Les imazighen opposèrent une résistance acharnée. A ce propos le général Guillaume, l’un des officiers qui a participé à la conquête du début jusqu’à la fin, écrit : « aucune tribu n’est venue à nous dans un mouvement spontané. Aucune ne s’est soumise sans combattre, et certaines sans avoir épuisé, jusqu’au dernier, leurs moyens de résistance… Les formules chères au maréchal Lyautey « montrer la force pour en éviter l’emploi », «un chantier vaut un bataillon… », ne peuvent s’appliquer intégralement à des populations acharnées à défendre leur indépendance jusqu’à la dernière extrémité… ».
Durant la campagne militaire, de 1912 à 1934, de puissants moyens de mort furent essayés. Leur territoire dévasté, les résistants perdirent sept cents mille morts. Ecrasées militairement et politiquement, leurs potentialités économiques anéanties, les populations amazighes sont réduites à la misère. Marginalisées dans des structures archaïques et figées, elles sont refoulées dans les montagnes et le désert, attachées à leur mode de vie ancestral pour survivre, ou condamnées à l’émigration.
A peine la résistance écrasée, les grands groupes financiers français se ruèrent sur le Maroc. Forts de leur expérience en Algérie et en Tunisie, leur mainmise sur le Maroc fut déterminée et rapide. A leur service, l’Etat procéda à l’organisation du régime politique et administratif, comme moyen de maitrise des outils d’exploitation. Des institutions modernes de finances et de crédits sont mises en place pour assurer et orienter les investissements de capitaux.

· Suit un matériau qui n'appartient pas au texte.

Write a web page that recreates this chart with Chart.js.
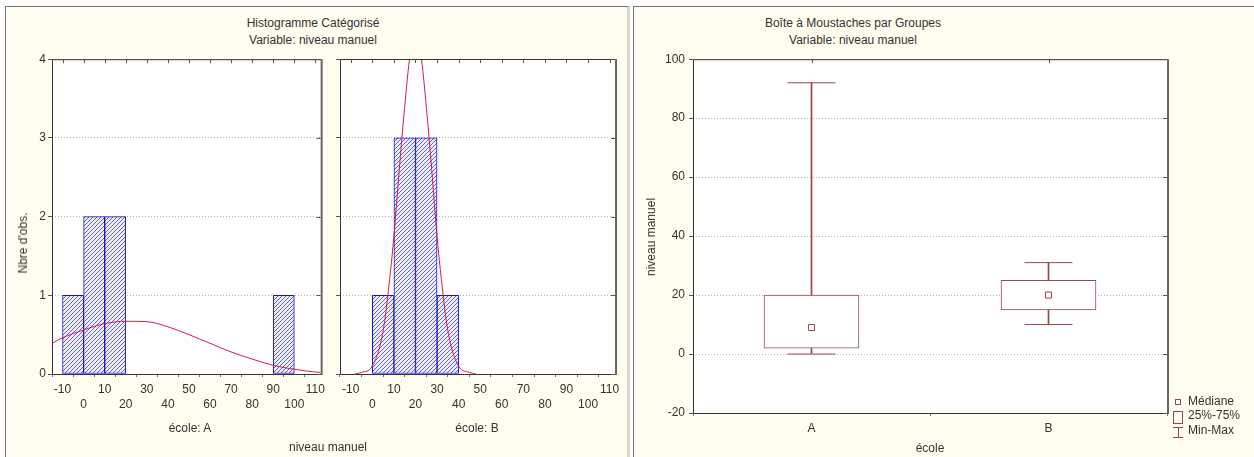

Soucieux de garantir le ralliement des nouvelles élites citadines marocaines aux objectifs du traité du protectorat, il est créé un « Comité de Patronage », composé de personnalités politiques françaises influentes, servant de caution morale pour le mouvement des jeunes marocains issues de familles constituant la base historique du Makhzen, dans les villes de Fès, Rabat, Salé et Tétouan, notamment. En Décembre 1934, les autorités du protectorat les autorisèrent à créer un parti politique «le Comité d’Action du Maroc », doté d’une plate forme intitulée « Plan de Réformes Marocaines » et traduite en arabe pour véhiculer, au sein de la société marocaine, les principes et les objectifs du traité du protectorat. En contre partie, le mouvement reçut des autorités françaises l’engagement de considérer « l’arabité du Maroc et son islamité » comme unique fondement de son identité.
Le coup d’Etat de 1953 mit fin au Traité du Protectorat. En 1955, les services de renseignements font état de préparatifs pour un soulèvement armé des tribus amazighes dans les Atlas. Du 22 au 27 Aout 1955, Edgar Faure, Président du Conseil Français ouvre des négociations politiques avec les personnalités politiques marocaines issues en majorité du « Comité d’Action du Maroc » de 1934. Les accords qui sont restés secrets ont porté sur le maintien des intérêts français au Maroc en échange de la reconnaissance par la France de la légitimité politique des leaders descendant des familles makhzeniennes.
Les forces traditionnellement hostiles à l’amazighité du Maroc mènent une action occulte. Malgré leur minorité, ils sont organisés en lobbys. Occupant les centres de décision dans les rouages de l’Etat. Ils profitent de leurs positions solides pour bloquer toute décision officielle, favorable aux droits culturels, économiques et sociaux amazighs. Cette hostilité donne naissance au mouvement amazigh qui mène le combat pour un nouveau contrat social qui renouerait les fils de l’histoire et permettrait ainsi, au présent de retrouver ses racines authentiques. Encouragées par l’évolution favorable des mentalités de la majorité des Marocains sur le sujet, les forces sociales, fières, tout simplement, de ce qu’ils sont, car nourries de valeurs du progrès, développent les liens entre conscience identitaire et respect de la diversité.